I’ve seen the movie. It isn’t a “hit piece”, it stays with known facts, it doesn’t accuse Ted of trying to seduce or deliberately abandon Mary Jo, and the only real speculating it does is showing scenes where his brain trust and fixers are hard at work on damage control, which seem pretty realistic.
Too bad there are still many who see the the Kennedys as progressive demigods above criticism, or who view them as domestic royalty, and do the old “ancient history” or tu quoque routines whenever inconvenient facts about them are mentioned.
Ted was far from the worst of the bunch when it came to sleazy doings (check out The Dark Side of Camelot), but he also played at being a party animal long after any remorse about Kopechne dissipated.
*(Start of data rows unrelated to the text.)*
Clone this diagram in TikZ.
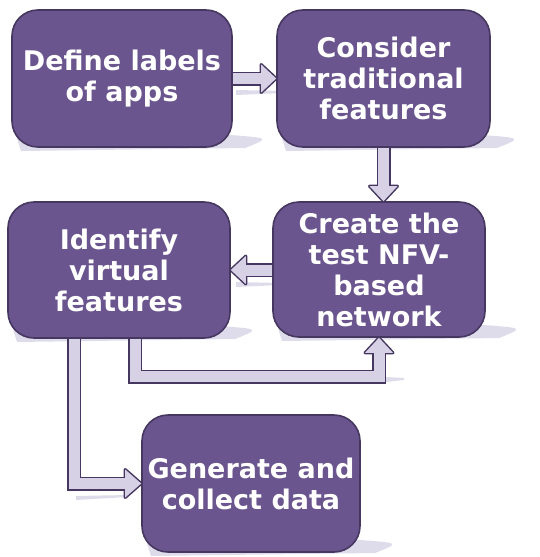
\documentclass[tikz,border=0pt]{standalone}
\usepackage{fontspec}
\setmainfont{DejaVu Sans}
\usetikzlibrary{calc}
\definecolor{boxc}{RGB}{106,85,142}
\definecolor{edgec}{RGB}{70,55,96}
\definecolor{arrowc}{RGB}{214,209,228}
\definecolor{shadc}{RGB}{222,219,234}
\tikzset{
  stepbox/.style={draw=edgec, line width=1.6pt, fill=boxc, rounded corners=26pt,
    text=white, font=\fontsize{27}{31}\selectfont\bfseries, align=center, inner sep=0pt},
  shaftout/.style={draw=edgec, line width=14pt, line join=miter},
  shaftin/.style={draw=arrowc, line width=11pt, line join=miter},
  headout/.style={fill=edgec, draw=edgec, line width=3pt, line join=round},
  headin/.style={fill=arrowc},
  streak/.style={fill=shadc}
}
\newcommand\boxshadow[3]{%
  \fill[streak] (#1,#3-12) -- (#2-40,#3-12) .. controls (#2,#3-9) .. (#2-25,#3+1)
    -- (#1+5,#3+4) -- cycle;}
\begin{document}
\begin{tikzpicture}[x=1pt,y=-1pt]
\useasboundingbox (0,0) rectangle (539,557);
% shadows
\boxshadow{16}{270}{147}
\boxshadow{281}{522}{147}
\boxshadow{277}{524}{337}
\boxshadow{12}{260}{338}
\boxshadow{146}{400}{552}
\fill[streak] (236,90) -- (283,91) -- (283,93) -- (236,95) -- cycle;
\fill[streak] (236,282) -- (280,283) -- (280,285) -- (236,287) -- cycle;
\fill[streak] (386,377) -- (404,378) -- (404,380) -- (386,382) -- cycle;
\fill[streak] (76,496) -- (128,495) -- (128,497) -- (76,500) -- cycle;
% boxes
\node[stepbox, minimum width=220pt, minimum height=137pt] (b1) at (122,78.5) {Define labels\\of apps};
\node[stepbox, minimum width=213pt, minimum height=137pt] (b2) at (383.5,78.5) {Consider\\traditional\\features};
\node[stepbox, minimum width=212pt, minimum height=135pt] (b3) at (379,269.5) {Create the\\test NFV-\\based\\network};
\node[stepbox, minimum width=222pt, minimum height=136pt] (b4) at (119,270) {Identify\\virtual\\features};
\node[stepbox, minimum width=218pt, minimum height=137pt] (b5) at (251,483.5) {Generate and\\collect data};
% connector points
\coordinate (t2) at (b2.south |- b3.north);
\coordinate (s3) at (b3.west |- b4.east);
\coordinate (s4) at ($(b4.south west)+(128,0)$);
\coordinate (s5) at ($(b4.south west)+(67,0)$);
% dark pass
\draw[shaftout] (b1.east) -- ($(b2.west)+(-15,0)$);
\draw[shaftout] (b2.south) -- ($(t2)+(0,-15)$);
\draw[shaftout] (s3) -- ($(b4.east)+(15,0)$);
\draw[shaftout] (s4) |- ($(b3.south)+(0,39)$) -- ($(b3.south)+(0,15)$);
\draw[shaftout] (s5) |- ($(b5.west)+(-16,0)$);
\path[headout] (b2.west) -- ++(-15,-14) -- ++(0,28) -- cycle;
\path[headout] (t2) -- ++(-14,-15) -- ++(28,0) -- cycle;
\path[headout] (b4.east) -- ++(15,-14) -- ++(0,28) -- cycle;
\path[headout] (b3.south) -- ++(-14,15) -- ++(28,0) -- cycle;
\path[headout] (b5.west) -- ++(-16,-14) -- ++(0,28) -- cycle;
% light pass
\draw[shaftin] (b1.east) -- ($(b2.west)+(-15,0)$);
\draw[shaftin] (b2.south) -- ($(t2)+(0,-15)$);
\draw[shaftin] (s3) -- ($(b4.east)+(15,0)$);
\draw[shaftin] (s4) |- ($(b3.south)+(0,39)$) -- ($(b3.south)+(0,15)$);
\draw[shaftin] (s5) |- ($(b5.west)+(-16,0)$);
\path[headin] (b2.west) -- ++(-15,-14) -- ++(0,28) -- cycle;
\path[headin] (t2) -- ++(-14,-15) -- ++(28,0) -- cycle;
\path[headin] (b4.east) -- ++(15,-14) -- ++(0,28) -- cycle;
\path[headin] (b3.south) -- ++(-14,15) -- ++(28,0) -- cycle;
\path[headin] (b5.west) -- ++(-16,-14) -- ++(0,28) -- cycle;
\end{tikzpicture}
\end{document}
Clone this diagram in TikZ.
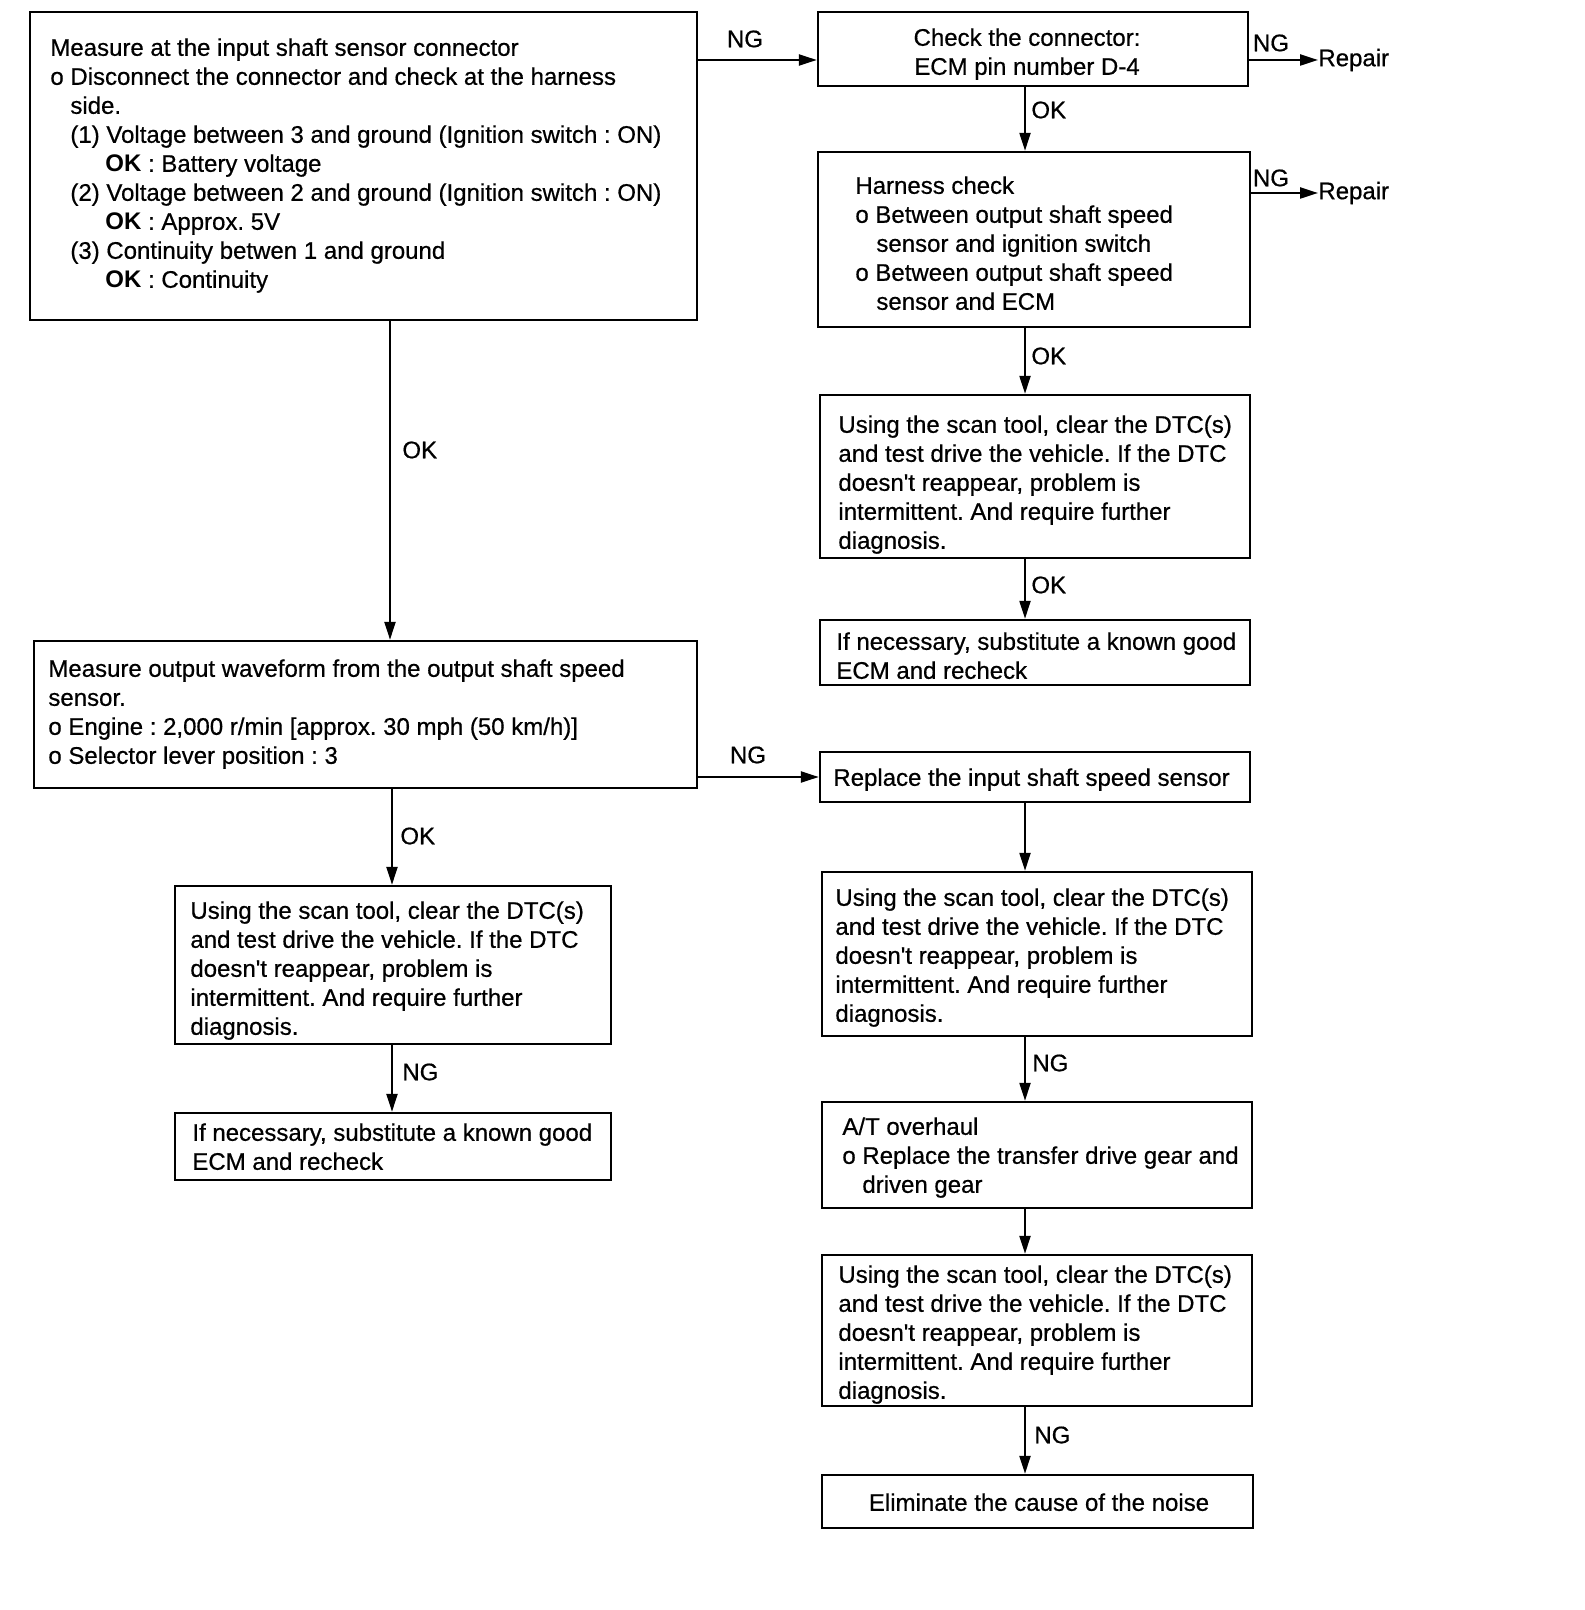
\documentclass[tikz,border=0pt]{standalone}
\usepackage{fontspec}
\setmainfont{Liberation Sans}[UprightFeatures={FakeBold=0.6}]
\usetikzlibrary{arrows.meta}
\frenchspacing
\newcommand{\apos}{\textquotesingle}
\begin{document}
\begin{tikzpicture}[x=0.5pt,y=-0.5pt,
  box/.style={draw, line width=1.2pt, inner sep=0pt, rectangle},
  txt/.style={inner sep=0pt, anchor=north west, align=left, font=\fontsize{12pt}{14.5pt}\selectfont},
  ctxt/.style={inner sep=0pt, anchor=north, align=center, font=\fontsize{12pt}{14.5pt}\selectfont},
  lbl/.style={inner sep=0pt, font=\fontsize{12pt}{14pt}\selectfont},
  arr/.style={line width=1.1pt, -{Triangle[length=9pt,width=5.5pt]}},
]
\useasboundingbox (0,0) rectangle (1584,1610);
% boxes
\node[box, minimum width=333.5pt, minimum height=154pt] (A) at (363.5,166) {};
\node[box, minimum width=215pt, minimum height=37pt] (B) at (1033,49) {};
\node[box, minimum width=216pt, minimum height=87.5pt] (C) at (1034,239.5) {};
\node[box, minimum width=215pt, minimum height=81.5pt] (D) at (1035,476.5) {};
\node[box, minimum width=215pt, minimum height=32.5pt] (E) at (1035,652.5) {};
\node[box, minimum width=331.5pt, minimum height=73.5pt] (F) at (365.5,714.5) {};
\node[box, minimum width=215pt, minimum height=25pt] (G) at (1035,777) {};
\node[box, minimum width=215pt, minimum height=82pt] (H) at (1037,954) {};
\node[box, minimum width=215pt, minimum height=53pt] (I) at (1037,1155) {};
\node[box, minimum width=215pt, minimum height=75.5pt] (J) at (1037,1330.5) {};
\node[box, minimum width=215.5pt, minimum height=26.5pt] (K) at (1037.5,1501.5) {};
\node[box, minimum width=218pt, minimum height=79pt] (L) at (393,965) {};
\node[box, minimum width=218pt, minimum height=33.5pt] (M) at (393,1146.5) {};
% texts
\node[txt] (tA) at (50,38) {Measure at the input shaft sensor connector\\
o Disconnect the connector and check at the harness\\
\hspace*{10pt}side.\\
\hspace*{10pt}(1) Voltage between 3 and ground (Ignition switch : ON)\\
\hspace*{27.5pt}\textbf{OK} : Battery voltage\\
\hspace*{10pt}(2) Voltage between 2 and ground (Ignition switch : ON)\\
\hspace*{27.5pt}\textbf{OK} : Approx. 5V\\
\hspace*{10pt}(3) Continuity betwen 1 and ground\\
\hspace*{27.5pt}\textbf{OK} : Continuity};
\node[ctxt] (tB) at (1027,28) {Check the connector:\\ECM pin number D-4};
\node[txt] (tC) at (855,176) {Harness check\\
o Between output shaft speed\\
\hspace*{10.5pt}sensor and ignition switch\\
o Between output shaft speed\\
\hspace*{10.5pt}sensor and ECM};
\node[txt] (tD) at (838,415) {Using the scan tool, clear the DTC(s)\\
and test drive the vehicle. If the DTC\\
doesn\apos t reappear, problem is\\
intermittent. And require further\\
diagnosis.};
\node[txt] (tE) at (836,632) {If necessary, substitute a known good\\ECM and recheck};
\node[txt] (tF) at (48,659) {Measure output waveform from the output shaft speed\\
sensor.\\
o Engine : 2,000 r/min [approx. 30 mph (50 km/h)]\\
o Selector lever position : 3};
\node[txt] (tG) at (833,768) {Replace the input shaft speed sensor};
\node[txt] (tH) at (835,888) {Using the scan tool, clear the DTC(s)\\
and test drive the vehicle. If the DTC\\
doesn\apos t reappear, problem is\\
intermittent. And require further\\
diagnosis.};
\node[txt] (tI) at (842,1117) {A/T overhaul\\
o Replace the transfer drive gear and\\
\hspace*{10pt}driven gear};
\node[txt] (tJ) at (838,1265) {Using the scan tool, clear the DTC(s)\\
and test drive the vehicle. If the DTC\\
doesn\apos t reappear, problem is\\
intermittent. And require further\\
diagnosis.};
\node[ctxt] (tK) at (1039,1493) {Eliminate the cause of the noise};
\node[txt] (tL) at (190,901) {Using the scan tool, clear the DTC(s)\\
and test drive the vehicle. If the DTC\\
doesn\apos t reappear, problem is\\
intermittent. And require further\\
diagnosis.};
\node[txt] (tM) at (192,1123) {If necessary, substitute a known good\\ECM and recheck};
% repair targets
\node[lbl, anchor=west] (rep1) at (1318,60) {Repair};
\node[lbl, anchor=west] (rep2) at (1318,193) {Repair};
% helper coordinates
\coordinate (xA) at (390,0);
\coordinate (xL) at (392,0);
\coordinate (xR) at (1025,0);
\coordinate (y1) at (0,60);
% connectors
\draw[arr] (A.east |- y1) -- (B.west |- y1);
\draw[arr] (B.east |- rep1.west) -- (rep1.west);
\draw[arr] (C.east |- rep2.west) -- (rep2.west);
\draw[arr] (B.south -| xR) -- (C.north -| xR);
\draw[arr] (C.south -| xR) -- (D.north -| xR);
\draw[arr] (D.south -| xR) -- (E.north -| xR);
\draw[arr] (A.south -| xA) -- (F.north -| xA);
\draw[arr] (F.east |- G.west) -- (G.west);
\draw[arr] (G.south -| xR) -- (H.north -| xR);
\draw[arr] (H.south -| xR) -- (I.north -| xR);
\draw[arr] (I.south -| xR) -- (J.north -| xR);
\draw[arr] (J.south -| xR) -- (K.north -| xR);
\draw[arr] (F.south -| xL) -- (L.north -| xL);
\draw[arr] (L.south -| xL) -- (M.north -| xL);
% labels
\node[lbl] (l1) at (745,39) {NG};
\node[lbl] (l2) at (1271,43) {NG};
\node[lbl, anchor=west] (l3) at (1031,110) {OK};
\node[lbl] (l4) at (1271,178) {NG};
\node[lbl, anchor=west] (l5) at (1031,356) {OK};
\node[lbl, anchor=west] (l6) at (1031,585) {OK};
\node[lbl, anchor=west] (l7) at (402,450) {OK};
\node[lbl] (l8) at (748,755) {NG};
\node[lbl, anchor=west] (l9) at (400,836) {OK};
\node[lbl, anchor=west] (l10) at (402,1072) {NG};
\node[lbl, anchor=west] (l11) at (1032,1063) {NG};
\node[lbl, anchor=west] (l12) at (1034,1435) {NG};
\end{tikzpicture}
\end{document}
Maybe your experience is different, but in mine the history, and other ritual denunciations of the Kennedys, is always brought up BY regressives AS a tu quoque in response to any criticism of any of them (along the lines of “Bush lied us into a war? Yeah, well your hero Ted Kennedy killed somebody too!” or “Ted Kennedy killed more people than any nuclear power plant!” and the like), or for the purpose of discrediting anything any progressives try to accomplish, or sometimes simply to snicker. It’s recreational, and by now one might think the fun would have been exhausted. But here we are fifty years later.
Funny that (as a conservative) you immediately leap to the most negative conclusion rather than considering the much more likely explanation that most people don’t know or remember that Laura Bush was a teacher and librarian (as indeed I did not, although I find the “let’s compare atrocities” approach to be pointless).